What, you didn’t think it was shiny?

:smiley:

Who?

I’ve always said it feels like a two hour trailer for a sixteen hour movie.

So he doesn’t turn out to be a glorified Friar Tuck, who sees the inherent good in the criminals around him and guides them with easily palatable, vaguely spiritual one-liners? I can only hope. :slight_smile:

Book.

Nope, he proceeds to do nothing except allude to a backstory that we never see - which is probably just as well because its doubtful it would be anything close to as interesting to what the writers kept hyping it up to be. I liked Firefly but “Shephard” Book was just a waste of oxygen in my view.

Book is mystical? How so?

All I know is that people recommended it to me highly and it got taken to DVD instead of burned in a fire. Both make them extremely overrated. It’s one of the worst films I’ve ever seen and I even found “Monster-in-Law”, while cringeworthy, MORE entertaining. And shorter!

This doesn’t really override my “overrated” premise. :slight_smile:

I mean he’s mystical in that he’s a religious figure.

Thomas Wolfe (Look Homeward Angel, not The Right Stuff author) is a writer that I would like to like but I can’t. The reason I’d like to is that I love some of his quotes and the way he turns a phrase:

I think his storylines and characters are interesting, he writes about a time and social class and place I find interesting, but I simply cannot make it through his books. I’m accused by some of being an excessively wordy writer, but to quote Willie Brown I “ain’t the beginnings of a pimple on the late great [Thomas Wolfe’s] ass” when it comes to padding word count. From the quote above it would take him longer to tell the story of that Georgian slattern than it did for her to grow from cradle to whorehouse. (I’ve read that he had legendary fights with his good friend and editor who he sometimes accused of butchering his babies- makes you wonder how long the damned books were originally.)
And another vote for Tolkien. I have tried, I have read the books (as much as I could), I have listened to them on audio thinking it would help, I have watched the movies- just can’t get into him, and ditto for his friend C.S. Lewis. I read Lion Witch and the Wardrobe in junior high when I was a devout Christian and even then I thought Santa was the silliest thing he could have added and the symbolism was as subtle as a screaming whore.
Moby Dick- another classic I’d love to like but honestly don’t.
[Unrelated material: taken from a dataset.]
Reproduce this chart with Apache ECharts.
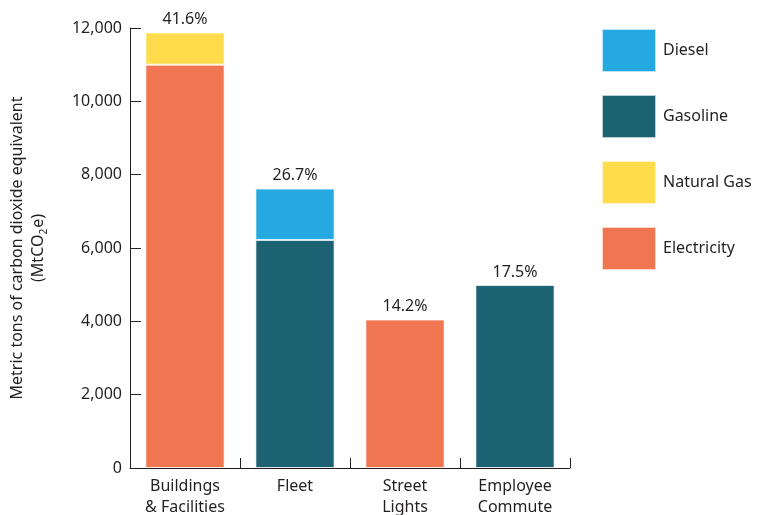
<!DOCTYPE html>
<html><head><meta charset="utf-8">
<script src="https://cdn.jsdelivr.net/npm/echarts@6/dist/echarts.min.js"></script>
<style>html,body{margin:0;padding:0;background:#fff}#c{width:769px;height:515px}</style>
</head><body><div id="c"></div>
<script>
const categories = ['Buildings\n& Facilities', 'Fleet', 'Street\nLights', 'Employee\nCommute'];
const electricity = [11000, null, 4050, null];
const naturalGas = [880, null, null, null];
const gasoline = [null, 6220, null, 4990];
const diesel = [null, 1400, null, null];
const percentLabels = ['41.6%', '26.7%', '14.2%', '17.5%'];
const yTicks = [0, 2000, 4000, 6000, 8000, 10000, 12000];

const FONT = '"Noto Sans", "Open Sans", sans-serif';
const TXT = '#231f20';
const FS = 16;
const colors = {Diesel:'#25a9e0', Gasoline:'#1d6272', 'Natural Gas':'#fedc4b', Electricity:'#ef7651'};

function isTop(seriesIdx, dataIdx, all) {
  for (let s = seriesIdx + 1; s < all.length; s++) if (all[s][dataIdx] != null) return false;
  return all[seriesIdx][dataIdx] != null;
}
const stackOrder = [electricity, naturalGas, gasoline, diesel];
const names = ['Electricity', 'Natural Gas', 'Gasoline', 'Diesel'];

const series = stackOrder.map((arr, si) => ({
  name: names[si],
  type: 'bar',
  stack: 'total',
  barWidth: '72%',
  itemStyle: {color: colors[names[si]], borderColor: 'rgba(255,255,255,0.7)', borderWidth: 1},
  data: arr.map((v, di) => ({
    value: v == null ? '-' : v,
    label: {
      show: isTop(si, di, stackOrder),
      position: 'top', distance: 5,
      formatter: percentLabels[di],
      color: TXT, fontSize: FS, fontFamily: FONT
    }
  }))
}));

const chart = echarts.init(document.getElementById('c'));
chart.setOption({
  animation: false,
  grid: {left: 130, right: 199, top: 28, bottom: 47, containLabel: false, outerBoundsMode: 'none'},
  legend: {
    data: ['Diesel', 'Gasoline', 'Natural Gas', 'Electricity'],
    orient: 'vertical', left: 601, top: 28, padding: 0,
    itemWidth: 54, itemHeight: 43, itemGap: 21,
    icon: 'rect',
    textStyle: {color: TXT, fontSize: FS, fontFamily: FONT, padding: [0,0,0,2]},
    selectedMode: false
  },
  xAxis: {
    type: 'category', data: categories,
    axisLine: {lineStyle: {color: '#231f20', width: 1}},
    axisTick: {show: true, inside: true, length: 10, lineStyle: {color: '#231f20'}},
    axisLabel: {color: TXT, fontSize: FS, fontFamily: FONT, lineHeight: 21, margin: 8}
  },
  yAxis: {
    type: 'value', min: 0, max: 12000, interval: 2000,
    splitLine: {show: false},
    axisLine: {show: true, lineStyle: {color: '#231f20', width: 1}},
    axisTick: {show: true, inside: true, length: 11, lineStyle: {color: '#231f20'}},
    axisLabel: {color: TXT, fontSize: FS, fontFamily: FONT, margin: 8,
      formatter: v => yTicks.includes(v) ? v.toLocaleString('en-US') : ''},
    name: '{a|Metric tons of carbon dioxide equivalent}\n{a|(MtCO}{s|2}{a|e)}',
    nameLocation: 'middle', nameRotate: 90, nameGap: 81,
    nameTextStyle: {
      color: TXT, fontFamily: FONT, fontSize: FS, lineHeight: 21,
      rich: {
        a: {fontSize: FS, fontFamily: FONT, color: TXT, lineHeight: 21},
        s: {fontSize: 10, fontFamily: FONT, color: TXT, verticalAlign: 'bottom', padding: [6,1,0,0], lineHeight: 21}
      }
    }
  },
  series: series
});
</script></body></html>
Again, some of my favorite passages in American lit, but the whole doesn’t work as well for me.

This is what I came to post. I mean, seriously, On the Road? What an awful, awful book. I was so excited to read that book after hearing so many good things, and finished it feeling like Jack Kerouac had just masturbated all over me. Gross. Full of sound and fury, signifying nothing.

(Now who’s going to bring up William Faulkner? :wink: )

I’m with you on Tom Wolfe. Bonfire of the Vanities–I can’t get past about page 10. Never have–and I read all of Ayn Rand’s stuff AND Dickens–I know from wordy, superfulous prose. Don’t see his genius, and if he’s the poser who always wears a white suit, he needs to cut that Colonel Sanders shit out right now. I see from Wikipedia that he is.

<smacks TW with wet trout>

Jazz. Waaaay overrated. As is opera. As is ballet and modern dance. So there. :stuck_out_tongue:

Indie rock/emo stuff is too.

And Sarah Silverman looks like a weasel to me. Blech.